## Short task
Take the data below and copy exactly the lines starting at the one with "Clone this chart in seaborn and matplotlib." and finishing at the one with "271, 270, 269, 260, 256]", both included.

## Code that draws figures
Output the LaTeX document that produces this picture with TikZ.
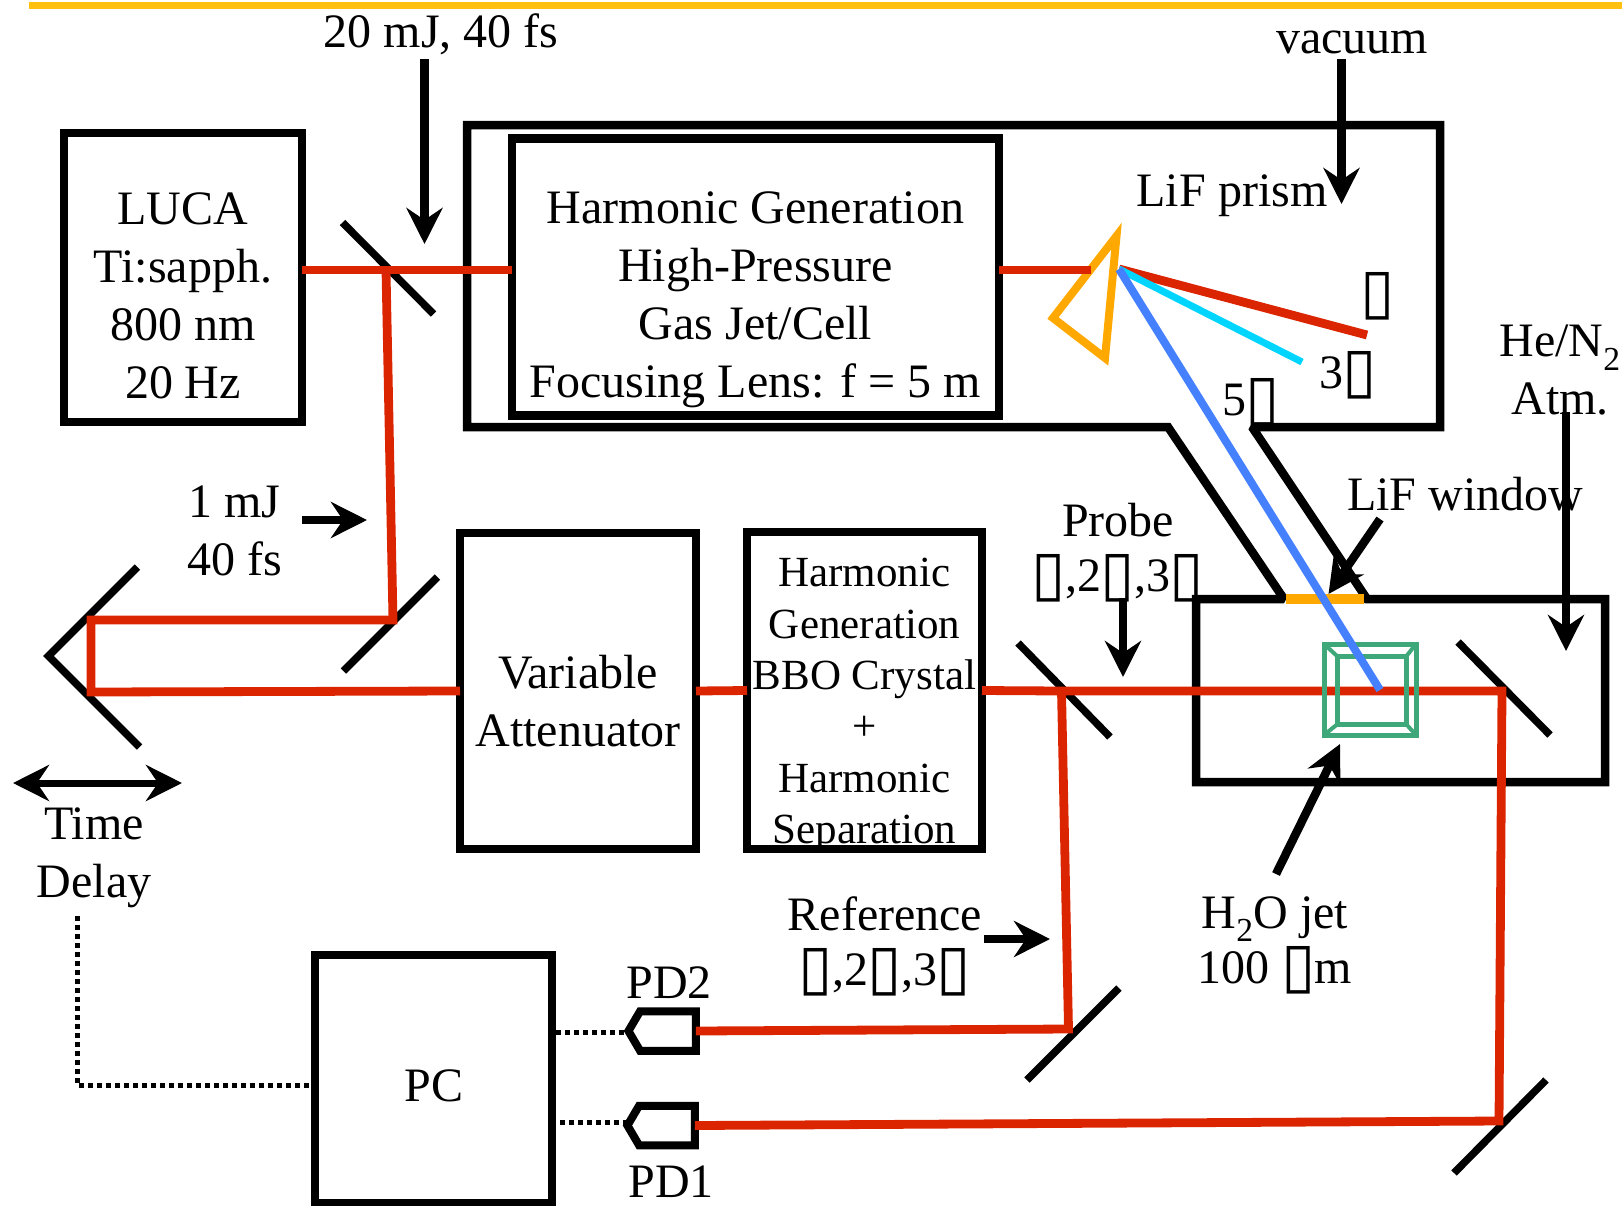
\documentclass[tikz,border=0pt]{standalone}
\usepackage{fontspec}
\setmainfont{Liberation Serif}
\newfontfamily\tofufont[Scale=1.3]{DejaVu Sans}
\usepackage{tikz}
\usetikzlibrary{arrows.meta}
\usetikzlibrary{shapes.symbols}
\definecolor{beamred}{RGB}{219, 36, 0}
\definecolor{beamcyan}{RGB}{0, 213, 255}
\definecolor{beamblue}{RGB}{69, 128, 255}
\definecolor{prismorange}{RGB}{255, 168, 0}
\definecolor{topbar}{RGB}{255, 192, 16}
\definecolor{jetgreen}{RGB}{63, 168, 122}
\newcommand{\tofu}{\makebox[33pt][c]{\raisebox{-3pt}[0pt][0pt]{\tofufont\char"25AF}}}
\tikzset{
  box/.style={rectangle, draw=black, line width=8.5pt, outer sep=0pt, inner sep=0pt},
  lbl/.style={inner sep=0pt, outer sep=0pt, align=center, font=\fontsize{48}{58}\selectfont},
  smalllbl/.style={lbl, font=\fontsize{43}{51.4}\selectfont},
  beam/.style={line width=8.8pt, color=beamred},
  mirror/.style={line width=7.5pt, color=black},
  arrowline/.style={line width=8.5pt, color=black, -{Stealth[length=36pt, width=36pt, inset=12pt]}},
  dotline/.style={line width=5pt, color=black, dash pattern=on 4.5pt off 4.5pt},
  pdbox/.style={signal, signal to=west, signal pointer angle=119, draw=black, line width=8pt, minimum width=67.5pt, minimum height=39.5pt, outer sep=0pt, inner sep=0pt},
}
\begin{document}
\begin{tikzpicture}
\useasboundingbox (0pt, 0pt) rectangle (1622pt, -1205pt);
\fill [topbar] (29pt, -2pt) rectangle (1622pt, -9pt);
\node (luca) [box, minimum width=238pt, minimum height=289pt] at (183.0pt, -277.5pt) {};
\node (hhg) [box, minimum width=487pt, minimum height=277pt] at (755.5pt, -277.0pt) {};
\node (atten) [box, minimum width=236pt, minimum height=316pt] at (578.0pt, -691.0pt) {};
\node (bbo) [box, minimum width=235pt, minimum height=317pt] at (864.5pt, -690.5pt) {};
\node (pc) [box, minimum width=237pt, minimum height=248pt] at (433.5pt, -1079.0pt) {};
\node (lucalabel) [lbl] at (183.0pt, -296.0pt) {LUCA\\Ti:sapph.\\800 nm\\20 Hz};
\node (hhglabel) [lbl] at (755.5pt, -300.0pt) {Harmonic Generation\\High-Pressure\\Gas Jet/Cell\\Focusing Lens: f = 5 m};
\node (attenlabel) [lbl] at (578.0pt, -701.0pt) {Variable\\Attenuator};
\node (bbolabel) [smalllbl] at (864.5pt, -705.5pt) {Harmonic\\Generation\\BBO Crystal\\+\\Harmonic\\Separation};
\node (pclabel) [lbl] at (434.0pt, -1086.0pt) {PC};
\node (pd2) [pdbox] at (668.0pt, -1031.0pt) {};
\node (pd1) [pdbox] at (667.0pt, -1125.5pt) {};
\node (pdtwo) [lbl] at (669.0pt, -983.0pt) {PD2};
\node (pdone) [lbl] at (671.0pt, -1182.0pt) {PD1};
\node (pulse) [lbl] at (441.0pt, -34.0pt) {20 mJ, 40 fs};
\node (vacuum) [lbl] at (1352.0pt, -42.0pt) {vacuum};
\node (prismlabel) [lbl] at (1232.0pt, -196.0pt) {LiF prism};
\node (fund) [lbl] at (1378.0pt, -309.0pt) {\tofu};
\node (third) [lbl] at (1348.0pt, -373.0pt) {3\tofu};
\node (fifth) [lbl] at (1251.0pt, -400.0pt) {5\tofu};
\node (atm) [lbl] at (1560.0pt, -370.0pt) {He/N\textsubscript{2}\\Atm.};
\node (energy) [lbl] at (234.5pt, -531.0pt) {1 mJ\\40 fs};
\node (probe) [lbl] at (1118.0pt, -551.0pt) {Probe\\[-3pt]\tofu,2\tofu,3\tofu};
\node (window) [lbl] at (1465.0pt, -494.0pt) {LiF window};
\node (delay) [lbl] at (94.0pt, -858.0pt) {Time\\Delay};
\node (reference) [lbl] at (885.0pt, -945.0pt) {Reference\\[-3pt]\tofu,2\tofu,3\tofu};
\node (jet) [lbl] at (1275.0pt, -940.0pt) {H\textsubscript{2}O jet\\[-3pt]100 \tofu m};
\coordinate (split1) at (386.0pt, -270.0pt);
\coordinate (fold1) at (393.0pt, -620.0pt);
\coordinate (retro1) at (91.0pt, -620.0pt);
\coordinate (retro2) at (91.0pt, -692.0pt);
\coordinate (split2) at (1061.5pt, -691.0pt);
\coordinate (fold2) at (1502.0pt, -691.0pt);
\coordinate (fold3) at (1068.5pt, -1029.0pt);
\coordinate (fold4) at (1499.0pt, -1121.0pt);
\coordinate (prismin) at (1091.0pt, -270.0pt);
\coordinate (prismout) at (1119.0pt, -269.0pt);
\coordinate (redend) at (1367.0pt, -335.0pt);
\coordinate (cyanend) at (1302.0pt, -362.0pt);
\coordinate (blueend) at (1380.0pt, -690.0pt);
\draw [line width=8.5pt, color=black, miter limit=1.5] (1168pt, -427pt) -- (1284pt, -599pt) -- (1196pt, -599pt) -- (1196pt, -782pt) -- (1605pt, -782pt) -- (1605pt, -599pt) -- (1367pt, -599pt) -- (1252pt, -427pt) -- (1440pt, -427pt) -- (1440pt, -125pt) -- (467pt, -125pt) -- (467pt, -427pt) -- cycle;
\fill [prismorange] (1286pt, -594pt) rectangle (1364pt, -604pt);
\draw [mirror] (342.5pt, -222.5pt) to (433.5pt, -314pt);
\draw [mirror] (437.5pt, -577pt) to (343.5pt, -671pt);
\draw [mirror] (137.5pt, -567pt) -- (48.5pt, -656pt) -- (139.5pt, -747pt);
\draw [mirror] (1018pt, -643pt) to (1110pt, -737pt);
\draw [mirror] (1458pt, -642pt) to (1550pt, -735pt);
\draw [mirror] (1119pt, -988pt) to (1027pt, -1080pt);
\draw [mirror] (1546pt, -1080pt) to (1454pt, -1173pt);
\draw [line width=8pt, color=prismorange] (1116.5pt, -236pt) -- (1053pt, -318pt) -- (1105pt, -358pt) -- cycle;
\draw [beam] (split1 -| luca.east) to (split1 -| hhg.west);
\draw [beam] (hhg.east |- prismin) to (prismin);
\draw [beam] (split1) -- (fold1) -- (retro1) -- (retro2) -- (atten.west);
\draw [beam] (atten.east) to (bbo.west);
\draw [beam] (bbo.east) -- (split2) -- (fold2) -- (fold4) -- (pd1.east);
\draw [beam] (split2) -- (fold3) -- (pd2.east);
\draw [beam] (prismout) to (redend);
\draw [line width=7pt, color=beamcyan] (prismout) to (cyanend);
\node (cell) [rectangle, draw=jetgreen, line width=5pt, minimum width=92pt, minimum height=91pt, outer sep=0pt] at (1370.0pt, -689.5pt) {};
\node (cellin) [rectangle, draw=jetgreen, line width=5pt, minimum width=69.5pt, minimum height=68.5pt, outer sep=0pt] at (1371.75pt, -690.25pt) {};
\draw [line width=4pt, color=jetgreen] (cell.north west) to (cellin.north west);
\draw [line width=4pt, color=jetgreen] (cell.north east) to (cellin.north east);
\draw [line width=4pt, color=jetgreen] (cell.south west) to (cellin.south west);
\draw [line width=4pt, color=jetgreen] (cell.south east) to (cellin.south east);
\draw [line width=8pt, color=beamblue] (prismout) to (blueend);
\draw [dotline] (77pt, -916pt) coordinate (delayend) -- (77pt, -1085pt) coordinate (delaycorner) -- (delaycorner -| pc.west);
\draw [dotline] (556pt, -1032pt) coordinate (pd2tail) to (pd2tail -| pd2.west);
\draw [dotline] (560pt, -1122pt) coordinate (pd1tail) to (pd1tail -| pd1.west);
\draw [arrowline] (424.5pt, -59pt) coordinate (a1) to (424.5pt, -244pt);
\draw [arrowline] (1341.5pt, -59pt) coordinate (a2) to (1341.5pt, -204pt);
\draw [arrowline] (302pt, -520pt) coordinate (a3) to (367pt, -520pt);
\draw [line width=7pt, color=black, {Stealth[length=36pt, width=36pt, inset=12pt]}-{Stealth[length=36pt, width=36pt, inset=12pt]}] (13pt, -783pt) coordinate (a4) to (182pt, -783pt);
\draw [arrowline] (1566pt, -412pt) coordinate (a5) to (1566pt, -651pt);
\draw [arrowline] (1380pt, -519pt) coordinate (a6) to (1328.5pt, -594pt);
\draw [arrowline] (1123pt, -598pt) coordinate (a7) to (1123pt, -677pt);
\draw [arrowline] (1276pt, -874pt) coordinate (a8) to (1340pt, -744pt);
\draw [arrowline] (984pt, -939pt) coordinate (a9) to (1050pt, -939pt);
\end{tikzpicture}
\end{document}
--
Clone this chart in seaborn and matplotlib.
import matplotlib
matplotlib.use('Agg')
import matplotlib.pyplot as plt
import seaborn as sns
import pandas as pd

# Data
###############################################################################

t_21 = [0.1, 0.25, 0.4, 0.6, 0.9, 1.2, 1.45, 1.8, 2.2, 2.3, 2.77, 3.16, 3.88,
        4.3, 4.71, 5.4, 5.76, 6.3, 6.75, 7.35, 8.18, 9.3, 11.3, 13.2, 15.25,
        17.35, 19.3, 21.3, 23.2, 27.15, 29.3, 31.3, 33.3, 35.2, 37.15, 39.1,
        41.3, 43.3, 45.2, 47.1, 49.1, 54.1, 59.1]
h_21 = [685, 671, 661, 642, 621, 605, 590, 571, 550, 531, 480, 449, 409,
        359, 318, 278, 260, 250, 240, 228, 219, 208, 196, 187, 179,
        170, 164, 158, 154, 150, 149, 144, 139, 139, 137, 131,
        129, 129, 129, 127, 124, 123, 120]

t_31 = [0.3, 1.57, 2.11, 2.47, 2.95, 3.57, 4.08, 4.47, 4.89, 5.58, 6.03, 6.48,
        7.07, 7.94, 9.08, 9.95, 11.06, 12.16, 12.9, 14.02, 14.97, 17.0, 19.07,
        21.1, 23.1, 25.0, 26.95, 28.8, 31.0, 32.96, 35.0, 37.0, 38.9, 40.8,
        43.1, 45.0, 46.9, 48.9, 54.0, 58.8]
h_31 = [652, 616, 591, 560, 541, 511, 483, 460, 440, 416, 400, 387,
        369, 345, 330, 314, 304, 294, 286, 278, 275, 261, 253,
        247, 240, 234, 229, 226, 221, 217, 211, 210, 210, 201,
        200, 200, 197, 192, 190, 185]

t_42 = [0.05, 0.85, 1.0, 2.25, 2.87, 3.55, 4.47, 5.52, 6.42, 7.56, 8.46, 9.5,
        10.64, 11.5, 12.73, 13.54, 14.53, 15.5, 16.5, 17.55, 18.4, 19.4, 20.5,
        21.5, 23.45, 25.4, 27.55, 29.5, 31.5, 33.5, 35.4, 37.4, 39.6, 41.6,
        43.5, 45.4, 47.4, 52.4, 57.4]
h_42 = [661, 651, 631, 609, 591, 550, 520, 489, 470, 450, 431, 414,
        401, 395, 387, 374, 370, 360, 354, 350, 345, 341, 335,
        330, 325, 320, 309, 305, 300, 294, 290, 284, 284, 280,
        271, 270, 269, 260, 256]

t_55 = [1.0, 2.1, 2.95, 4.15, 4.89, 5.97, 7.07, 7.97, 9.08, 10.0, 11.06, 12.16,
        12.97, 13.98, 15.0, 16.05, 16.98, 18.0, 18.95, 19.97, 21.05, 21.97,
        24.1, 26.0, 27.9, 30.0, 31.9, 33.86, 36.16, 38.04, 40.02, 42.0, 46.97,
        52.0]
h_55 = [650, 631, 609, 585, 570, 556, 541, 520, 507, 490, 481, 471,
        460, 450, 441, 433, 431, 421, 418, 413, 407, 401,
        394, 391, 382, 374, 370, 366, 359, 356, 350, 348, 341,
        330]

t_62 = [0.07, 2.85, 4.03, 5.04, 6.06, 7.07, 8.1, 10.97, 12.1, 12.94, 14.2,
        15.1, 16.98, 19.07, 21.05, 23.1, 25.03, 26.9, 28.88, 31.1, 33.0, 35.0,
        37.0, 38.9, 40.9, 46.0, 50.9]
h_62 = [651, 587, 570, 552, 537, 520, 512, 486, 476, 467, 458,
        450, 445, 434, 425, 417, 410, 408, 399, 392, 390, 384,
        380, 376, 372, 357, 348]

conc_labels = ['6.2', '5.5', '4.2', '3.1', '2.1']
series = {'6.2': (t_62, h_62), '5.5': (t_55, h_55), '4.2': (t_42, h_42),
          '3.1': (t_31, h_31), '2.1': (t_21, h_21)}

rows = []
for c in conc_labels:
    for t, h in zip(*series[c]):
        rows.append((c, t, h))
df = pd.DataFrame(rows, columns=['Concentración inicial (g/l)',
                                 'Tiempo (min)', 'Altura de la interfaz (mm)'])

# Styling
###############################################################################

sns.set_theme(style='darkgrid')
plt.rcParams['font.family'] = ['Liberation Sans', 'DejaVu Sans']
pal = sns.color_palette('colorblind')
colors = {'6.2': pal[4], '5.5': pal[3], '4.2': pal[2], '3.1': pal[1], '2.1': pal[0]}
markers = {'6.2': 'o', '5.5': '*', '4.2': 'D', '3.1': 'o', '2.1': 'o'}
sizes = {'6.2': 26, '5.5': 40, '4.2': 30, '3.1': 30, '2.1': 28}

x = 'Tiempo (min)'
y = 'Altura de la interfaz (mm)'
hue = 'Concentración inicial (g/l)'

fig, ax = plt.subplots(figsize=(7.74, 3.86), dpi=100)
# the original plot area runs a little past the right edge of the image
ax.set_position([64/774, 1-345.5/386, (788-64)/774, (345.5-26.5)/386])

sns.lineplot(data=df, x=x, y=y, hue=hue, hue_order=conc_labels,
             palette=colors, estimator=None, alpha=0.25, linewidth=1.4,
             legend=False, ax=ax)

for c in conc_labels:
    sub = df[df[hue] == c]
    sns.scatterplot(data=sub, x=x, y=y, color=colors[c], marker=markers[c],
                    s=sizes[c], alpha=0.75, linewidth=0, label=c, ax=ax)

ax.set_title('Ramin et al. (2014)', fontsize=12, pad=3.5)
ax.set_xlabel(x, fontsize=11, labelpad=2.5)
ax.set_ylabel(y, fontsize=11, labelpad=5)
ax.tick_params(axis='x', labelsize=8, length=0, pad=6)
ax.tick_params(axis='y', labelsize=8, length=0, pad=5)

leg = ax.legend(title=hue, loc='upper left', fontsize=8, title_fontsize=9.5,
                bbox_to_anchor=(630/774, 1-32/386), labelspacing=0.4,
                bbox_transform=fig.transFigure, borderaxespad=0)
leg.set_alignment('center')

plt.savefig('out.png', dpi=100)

## Written response
Clone this chart in seaborn and matplotlib.
import matplotlib
matplotlib.use('Agg')
import matplotlib.pyplot as plt
import seaborn as sns
import pandas as pd

# Data
###############################################################################

t_21 = [0.1, 0.25, 0.4, 0.6, 0.9, 1.2, 1.45, 1.8, 2.2, 2.3, 2.77, 3.16, 3.88,
        4.3, 4.71, 5.4, 5.76, 6.3, 6.75, 7.35, 8.18, 9.3, 11.3, 13.2, 15.25,
        17.35, 19.3, 21.3, 23.2, 27.15, 29.3, 31.3, 33.3, 35.2, 37.15, 39.1,
        41.3, 43.3, 45.2, 47.1, 49.1, 54.1, 59.1]
h_21 = [685, 671, 661, 642, 621, 605, 590, 571, 550, 531, 480, 449, 409,
        359, 318, 278, 260, 250, 240, 228, 219, 208, 196, 187, 179,
        170, 164, 158, 154, 150, 149, 144, 139, 139, 137, 131,
        129, 129, 129, 127, 124, 123, 120]

t_31 = [0.3, 1.57, 2.11, 2.47, 2.95, 3.57, 4.08, 4.47, 4.89, 5.58, 6.03, 6.48,
        7.07, 7.94, 9.08, 9.95, 11.06, 12.16, 12.9, 14.02, 14.97, 17.0, 19.07,
        21.1, 23.1, 25.0, 26.95, 28.8, 31.0, 32.96, 35.0, 37.0, 38.9, 40.8,
        43.1, 45.0, 46.9, 48.9, 54.0, 58.8]
h_31 = [652, 616, 591, 560, 541, 511, 483, 460, 440, 416, 400, 387,
        369, 345, 330, 314, 304, 294, 286, 278, 275, 261, 253,
        247, 240, 234, 229, 226, 221, 217, 211, 210, 210, 201,
        200, 200, 197, 192, 190, 185]

t_42 = [0.05, 0.85, 1.0, 2.25, 2.87, 3.55, 4.47, 5.52, 6.42, 7.56, 8.46, 9.5,
        10.64, 11.5, 12.73, 13.54, 14.53, 15.5, 16.5, 17.55, 18.4, 19.4, 20.5,
        21.5, 23.45, 25.4, 27.55, 29.5, 31.5, 33.5, 35.4, 37.4, 39.6, 41.6,
        43.5, 45.4, 47.4, 52.4, 57.4]
h_42 = [661, 651, 631, 609, 591, 550, 520, 489, 470, 450, 431, 414,
        401, 395, 387, 374, 370, 360, 354, 350, 345, 341, 335,
        330, 325, 320, 309, 305, 300, 294, 290, 284, 284, 280,
        271, 270, 269, 260, 256]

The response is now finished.